Nerval l'inconsolé

G érard de Nerval n’est pas un sujet simple. Son père le voyait médecin, mais c’est la littérature qui gagne son cœur. Malgré un succès précoce, à l’âge de dix-neuf ans, avec sa traduction du Faust de Goethe, sa carrière ne démarrera jamais vraiment. Il fraye avec l’élite littéraire de son époque, mais témoins de ses hallucinations et de ses séjours en maison de repos, ses confrères finissent par prendre leurs distances. C’est la descente aux enfers ; par moments, celui qui est né Labrunie frôle l’indigence et vit dans des taudis. Le bougre aime les femmes, est régulièrement amoureux fou, mais la réciproque s’avère rare. Enfin, il souffre de priapisme et a une propension à l’autoérotisme, idéalement en s’asphyxiant avec sa cravate.

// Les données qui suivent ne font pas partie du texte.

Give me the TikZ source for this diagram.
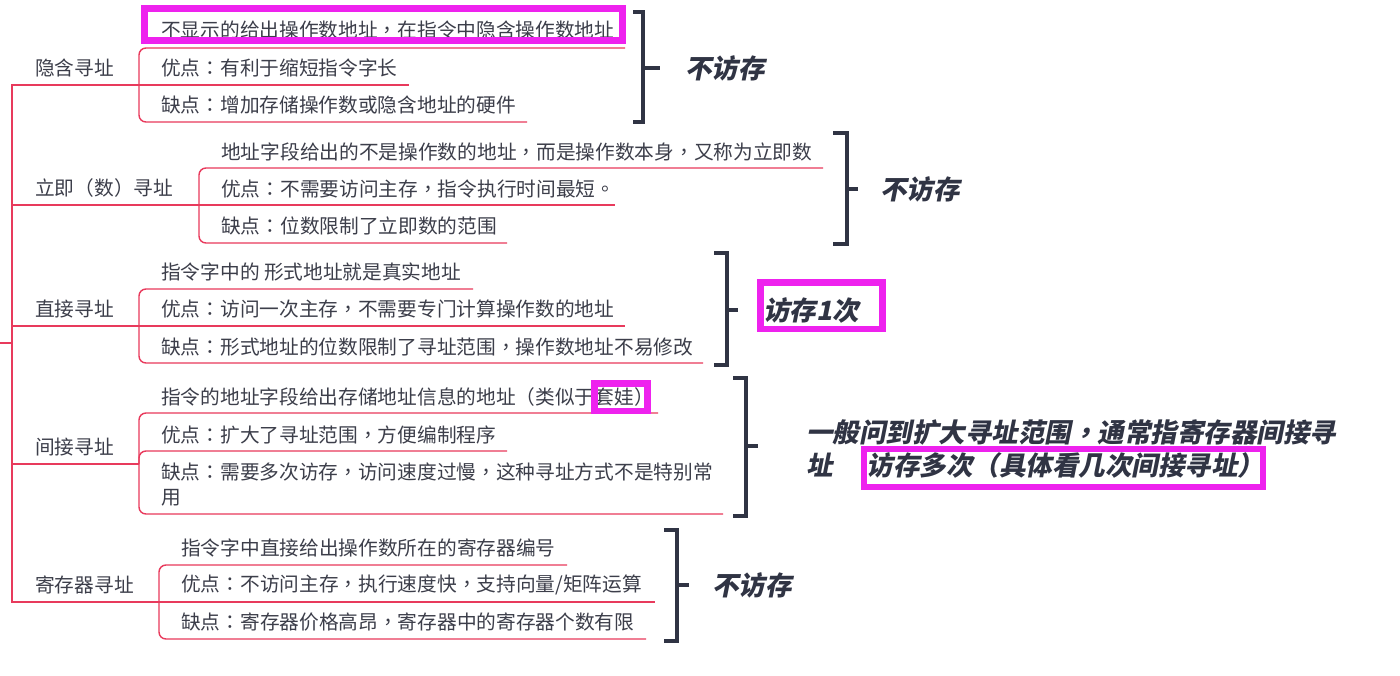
\documentclass[tikz,border=0pt]{standalone}
\usepackage{fontspec}
\setmainfont{Noto Sans CJK SC}
\newfontfamily\emfont[FakeSlant=0.2]{Noto Sans CJK SC}
\newfontfamily\tcfont[Script=CJK,Language=Chinese Traditional]{Noto Sans CJK TC}
\newfontfamily\emtcfont[Script=CJK,Language=Chinese Traditional,FakeSlant=0.2]{Noto Sans CJK TC}
\newcommand\pz[1]{{\pzfont #1}}
\let\pzfont\tcfont
\definecolor{linkred}{RGB}{232,58,92}
\definecolor{textgray}{RGB}{60,62,74}
\definecolor{brkgray}{RGB}{48,52,68}
\definecolor{hlmag}{RGB}{238,34,238}
\begin{document}
\begin{tikzpicture}[x=1pt,y=-1pt,
  link/.style={draw=linkred,line width=1.4pt,rounded corners=7pt},
  trunk/.style={draw=linkred,line width=1.4pt},
  txt/.style={anchor=west,inner sep=0pt,text=textgray,font=\fontsize{19.7}{25}\selectfont\let\pzfont\tcfont,align=left},
  brk/.style={draw=brkgray,line width=4pt},
  emtxt/.style={anchor=west,inner sep=0pt,text=brkgray,font=\emfont\bfseries\fontsize{26.5}{33}\selectfont\let\pzfont\emtcfont,align=left},
  hl/.style={draw=hlmag,line width=7pt}]
\useasboundingbox (0,0) rectangle (1400,675);
\fill[white] (0,0) rectangle (1400,675);

% ---- trunk
\coordinate (root) at (0,343);
\coordinate (sp) at (12,343);
\coordinate (b1) at (139,85);
\coordinate (b2) at (199,205);
\coordinate (b3) at (139,326);
\coordinate (b4) at (139,464);
\coordinate (b5) at (159,602);
\draw[trunk] (root) -- (sp);
\draw[trunk] (sp) |- (b1);
\draw[trunk] (sp) |- (b2);
\draw[trunk] (sp) |- (b3);
\draw[trunk] (sp) |- (b4);
\draw[trunk] (sp) |- (b5);

% ---- branch labels
\node[txt] (l1) at (35,68) {隐含寻址};
\node[txt] (l2) at (35,188) {立即\pz{（}数\pz{）}寻址};
\node[txt] (l3) at (35,309) {直接寻址};
\node[txt] (l4) at (35,447) {间接寻址};
\node[txt] (l5) at (35,585) {寄存器寻址};

% ---- branch 1
\node[txt] (c11) at (161,30) {不显示的给出操作数地址\pz{，}在指令中隐含操作数地址};
\node[txt] (c12) at (161,68) {优点\pz{：}有利于缩短指令字长};
\node[txt] (c13) at (161,105) {缺点\pz{：}增加存储操作数或隐含地址的硬件};
\coordinate (e11) at (625,48);
\coordinate (e12) at (409,85);
\coordinate (e13) at (527,122);
\draw[link] (b1) |- (e11);
\draw[link] (b1) -- (e12);
\draw[link] (b1) |- (e13);

% ---- branch 2
\node[txt] (c21) at (221,152) {地址字段给出的不是操作数的地址\pz{，}而是操作数本身\pz{，}又称为立即数};
\node[txt] (c22) at (221,189) {优点\pz{：}不需要访问主存\pz{，}指令执行时间最短\pz{。}};
\node[txt] (c23) at (221,226) {缺点\pz{：}位数限制了立即数的范围};
\coordinate (e21) at (823,168);
\coordinate (e22) at (615,205);
\coordinate (e23) at (507,243);
\draw[link] (b2) |- (e21);
\draw[link] (b2) -- (e22);
\draw[link] (b2) |- (e23);

% ---- branch 3
\node[txt] (c31) at (161,272) {指令字中的 形式地址就是真实地址};
\node[txt] (c32) at (161,309) {优点\pz{：}访问一次主存\pz{，}不需要专门计算操作数的地址};
\node[txt] (c33) at (161,347) {缺点\pz{：}形式地址的位数限制了寻址范围\pz{，}操作数地址不易修改};
\coordinate (e31) at (473,289);
\coordinate (e32) at (625,326);
\coordinate (e33) at (703,363);
\draw[link] (b3) |- (e31);
\draw[link] (b3) -- (e32);
\draw[link] (b3) |- (e33);

% ---- branch 4
\node[txt] (c41) at (161,397) {指令的地址字段给出存储地址信息的地址\pz{（}类似于套娃\pz{）}};
\node[txt] (c42) at (161,435) {优点\pz{：}扩大了寻址范围\pz{，}方便编制程序};
\node[txt] (c43) at (161,484.5) {缺点\pz{：}需要多次访存\pz{，}访问速度过慢\pz{，}这种寻址方式不是特别常\\用};
\coordinate (e41) at (658,413);
\coordinate (e42) at (507,451);
\coordinate (e43) at (723,514);
\draw[link] (b4) |- (e41);
\draw[link] (b4) |- (e42);
\draw[link] (b4) |- (e43);

% ---- branch 5
\node[txt] (c51) at (181,548) {指令字中直接给出操作数所在的寄存器编号};
\node[txt] (c52) at (181,585) {优点\pz{：}不访问主存\pz{，}执行速度快\pz{，}支持向量/矩阵运算};
\node[txt] (c53) at (181,622) {缺点\pz{：}寄存器价格高昂\pz{，}寄存器中的寄存器个数有限};
\coordinate (e51) at (567,565);
\coordinate (e52) at (655,602);
\coordinate (e53) at (646,639);
\draw[link] (b5) |- (e51);
\draw[link] (b5) -- (e52);
\draw[link] (b5) |- (e53);

% ---- brackets and notes
\draw[brk] (633,12) -- (643,12) -- (643,122) -- (633,122);
\draw[brk] (643,68) -- (660,68);
\node[emtxt] (n1) at (685,68) {不访存};

\draw[brk] (833,133) -- (847,133) -- (847,244) -- (833,244);
\draw[brk] (847,189) -- (858,189);
\node[emtxt] (n2) at (880,189) {不访存};

\draw[brk] (714,253) -- (727,253) -- (727,365) -- (714,365);
\draw[brk] (727,310) -- (738,310);
\node[emtxt] (n3) at (763,310) {访存1次};

\draw[brk] (733,378) -- (746,378) -- (746,516) -- (733,516);
\draw[brk] (746,446) -- (758,446);
\node[emtxt] (n4) at (806,448.5) {一般问到扩大寻址范围\pz{，}通常指寄存器间接寻\\址\hspace{34pt}访存多次\pz{（}具体看几次间接寻址\pz{）}};

\draw[brk] (664,530) -- (677,530) -- (677,641) -- (664,641);
\draw[brk] (677,585) -- (689,585);
\node[emtxt] (n5) at (712,585) {不访存};

% ---- highlight boxes
\draw[hl] (144.5,8) rectangle (622,40.5);
\draw[hl,line width=6.5pt] (594.5,383.5) rectangle (647.5,411);
\draw[hl,line width=6.5pt] (760.5,282.5) rectangle (882.5,329);
\draw[hl,line width=6.5pt] (864,449) rectangle (1263,487);
\end{tikzpicture}
\end{document}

Après avoir dépeint les vies de Mary Shelley et d’Adelbert von Chamisso, David Vandermeulen raconte les déboires de celui qui a signé Voyage en Orient. Le récit à l’allure d’une farce, le petit bonhomme est maladroit et ridicule, mais plutôt sympathique. Bien que le ton soit badin, le biographe retrace avec application les errances de l’homme de Lettres. Pour établir le sérieux de l’entreprise, plusieurs pages sont du reste surmontées de citations tirées de ses œuvres ou de sa correspondance.

Le trait caricatural de Daniel Casanave est reconnaissable entre mille. Son coup de pinceau est nerveux, minimaliste, voire enfantin, mais toujours élégant. Ses illustrations sont par ailleurs diablement efficaces. L’artiste est en effet particulièrement doué pour caractériser les personnages et les lieux. Il va à l’essentiel pour qu’au premier regard le lecteur reconnaisse Vienne, Constantinople ou Bruxelles. Idem lorsqu’il pastiche La décapitation d’Holopherne d’Artemisia Gentileschi ou La balançoire de Jean-Honoré Fragonard. Les couleurs en aplat de Claire Champion ajoutent à la joliesse de l’ensemble ; cela dit, la toute dernière planche permet d’apprécier le dessin pour ce qu’il est, nu et sans fart, et il demeure très beau. Il existe d’ailleurs une version noir et blanc (à l’italienne) de ce livre.

L’album inclut un intéressant dossier, lequel met en perspective le travail du scénariste qui raconte la vie d'un prosateur sur lequel on ne sait finalement que bien peu de choses.